Re:     Public Offering

Gentlemen:

     On September 18, 2000, Orius Corp., a Florida corporation (the "Company"),
filed with the Securities and Exchange Commission a Registration Statement on
Form S-1 (No. 333-46006) (such Registration Statement, as amended or
supplemented, is hereinafter referred to as the "Registration Statement") under
the Securities Act of 1933, as amended (the "Securities Act").  The Registration
Statement relates to the sale by the Company of up to $250,000,000 in aggregate
amount of shares (the "Offering Shares") of the Company's Common Stock, par
value $.01 per share (the "Common Stock").

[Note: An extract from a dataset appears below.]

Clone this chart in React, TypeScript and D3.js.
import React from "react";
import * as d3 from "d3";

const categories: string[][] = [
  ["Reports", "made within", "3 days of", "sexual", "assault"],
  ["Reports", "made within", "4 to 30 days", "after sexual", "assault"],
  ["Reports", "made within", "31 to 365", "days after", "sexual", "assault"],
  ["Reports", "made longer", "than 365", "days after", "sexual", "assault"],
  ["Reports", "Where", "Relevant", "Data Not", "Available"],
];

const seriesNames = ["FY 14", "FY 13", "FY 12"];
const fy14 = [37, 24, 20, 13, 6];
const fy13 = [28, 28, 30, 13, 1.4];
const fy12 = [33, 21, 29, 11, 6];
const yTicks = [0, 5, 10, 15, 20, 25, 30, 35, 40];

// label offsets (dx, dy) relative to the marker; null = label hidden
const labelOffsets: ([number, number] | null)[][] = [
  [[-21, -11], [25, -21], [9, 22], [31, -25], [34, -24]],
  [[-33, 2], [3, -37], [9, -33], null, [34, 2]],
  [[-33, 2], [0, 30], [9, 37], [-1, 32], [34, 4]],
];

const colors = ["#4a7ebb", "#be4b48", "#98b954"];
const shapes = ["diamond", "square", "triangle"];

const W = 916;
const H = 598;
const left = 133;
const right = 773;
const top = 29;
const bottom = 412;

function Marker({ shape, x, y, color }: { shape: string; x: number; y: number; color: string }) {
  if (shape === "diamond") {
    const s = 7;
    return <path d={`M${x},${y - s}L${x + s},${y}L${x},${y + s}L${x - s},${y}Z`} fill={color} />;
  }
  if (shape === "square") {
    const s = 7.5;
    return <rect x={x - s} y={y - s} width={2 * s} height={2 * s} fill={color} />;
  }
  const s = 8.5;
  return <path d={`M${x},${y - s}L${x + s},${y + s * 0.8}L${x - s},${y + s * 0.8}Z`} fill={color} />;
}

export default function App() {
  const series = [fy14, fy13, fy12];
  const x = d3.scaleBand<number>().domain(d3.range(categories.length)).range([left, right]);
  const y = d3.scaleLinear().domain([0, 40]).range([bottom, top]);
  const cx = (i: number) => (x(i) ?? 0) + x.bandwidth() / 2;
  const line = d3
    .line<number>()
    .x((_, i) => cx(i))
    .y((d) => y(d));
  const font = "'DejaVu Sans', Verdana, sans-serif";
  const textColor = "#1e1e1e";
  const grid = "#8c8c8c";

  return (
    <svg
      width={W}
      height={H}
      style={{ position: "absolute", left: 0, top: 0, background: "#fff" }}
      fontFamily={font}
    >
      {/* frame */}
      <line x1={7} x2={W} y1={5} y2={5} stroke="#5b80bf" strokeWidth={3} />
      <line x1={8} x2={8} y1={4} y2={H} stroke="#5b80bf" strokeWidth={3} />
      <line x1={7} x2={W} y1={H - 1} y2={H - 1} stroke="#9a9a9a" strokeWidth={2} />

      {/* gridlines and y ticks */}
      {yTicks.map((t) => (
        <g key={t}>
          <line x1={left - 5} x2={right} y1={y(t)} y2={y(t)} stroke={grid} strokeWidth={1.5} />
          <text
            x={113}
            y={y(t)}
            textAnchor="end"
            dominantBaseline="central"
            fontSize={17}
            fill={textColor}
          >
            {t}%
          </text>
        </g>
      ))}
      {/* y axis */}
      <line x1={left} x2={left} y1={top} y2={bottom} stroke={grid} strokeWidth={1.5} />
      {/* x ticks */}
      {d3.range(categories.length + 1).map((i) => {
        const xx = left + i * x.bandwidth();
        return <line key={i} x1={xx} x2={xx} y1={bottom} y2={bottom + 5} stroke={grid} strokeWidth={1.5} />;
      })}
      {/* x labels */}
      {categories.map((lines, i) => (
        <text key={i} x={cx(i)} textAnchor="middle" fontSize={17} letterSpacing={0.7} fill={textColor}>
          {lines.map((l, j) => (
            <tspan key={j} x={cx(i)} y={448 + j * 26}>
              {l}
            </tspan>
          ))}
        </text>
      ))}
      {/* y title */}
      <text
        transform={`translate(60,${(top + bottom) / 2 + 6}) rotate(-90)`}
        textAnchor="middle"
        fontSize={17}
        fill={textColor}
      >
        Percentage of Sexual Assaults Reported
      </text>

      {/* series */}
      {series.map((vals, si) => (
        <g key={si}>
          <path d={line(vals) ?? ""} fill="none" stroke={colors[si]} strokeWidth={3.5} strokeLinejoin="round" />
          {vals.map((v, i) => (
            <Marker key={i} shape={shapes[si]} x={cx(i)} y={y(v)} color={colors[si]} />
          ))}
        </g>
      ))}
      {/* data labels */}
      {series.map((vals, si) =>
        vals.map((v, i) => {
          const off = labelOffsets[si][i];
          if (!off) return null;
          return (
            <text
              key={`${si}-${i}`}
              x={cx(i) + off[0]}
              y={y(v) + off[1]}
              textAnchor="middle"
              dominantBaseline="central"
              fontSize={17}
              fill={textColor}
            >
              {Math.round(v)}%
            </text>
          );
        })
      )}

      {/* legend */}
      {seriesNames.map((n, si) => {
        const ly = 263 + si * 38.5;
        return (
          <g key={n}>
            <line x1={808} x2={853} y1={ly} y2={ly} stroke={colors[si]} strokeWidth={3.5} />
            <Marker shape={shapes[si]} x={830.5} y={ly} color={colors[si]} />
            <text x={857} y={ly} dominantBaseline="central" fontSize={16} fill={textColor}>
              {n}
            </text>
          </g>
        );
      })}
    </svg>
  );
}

     In connection therewith, we have examined and relied upon copies of (i) the
Company's Amended and Restated Articles of Incorporation and Amended and
Restated Bylaws; (ii) resolutions of the Company's Board of Directors
authorizing the offering and the issuance of the Offering Shares; (iii) the
Registration Statement and exhibits thereto; (iv) such other documents and
instruments as we have deemed necessary for the expression of opinions herein
contained.  In making the foregoing examinations, we have assumed the
genuineness of all signatures and the authenticity of all documents submitted to
us as originals, and the conformity to original documents of all documents
submitted to us as certified or photostatic copies.  As to various questions of
fact material to this opinion, we have relied, to the extent we deemed
reasonably appropriate, upon representations or certificates of officers or
directors of the Company and upon documents, records and instruments furnished
to us by the Company, without independently verifying the accuracy of such
documents, records and instruments.

     Based upon the foregoing examination, we are of the opinion that the
Offering Shares have been duly and validly authorized and, when the Registration
Statement becomes effective under the Act and when issued and delivered in
accordance with the terms of the Underwriting Agreement upon receipt of the
consideration contemplated thereby, and certificates representing the Offering
Shares have been duly executed and delivered on behalf of the Company and duly
registered by the Company's Registrar, will be validly issued, fully paid and
nonassessable.





<PAGE>   2
Orius Corp.
September 22, 2000
Page 2
---------------------------



     We hereby consent to the filing of this opinion as an exhibit to the
Registration Statement and to the reference to our name under the caption "Legal
Matters" in the prospectus comprising a part of the Registration Statement.  In
giving such consent, we do not hereby admit that we are included within the
category of persons whose consent is required under Section 7 of the Securities
Act, or the rules and regulations promulgated thereunder.

                                    Sincerely,

                                          /s/ AKERMAN, SENTERFITT & EIDSON, P.A.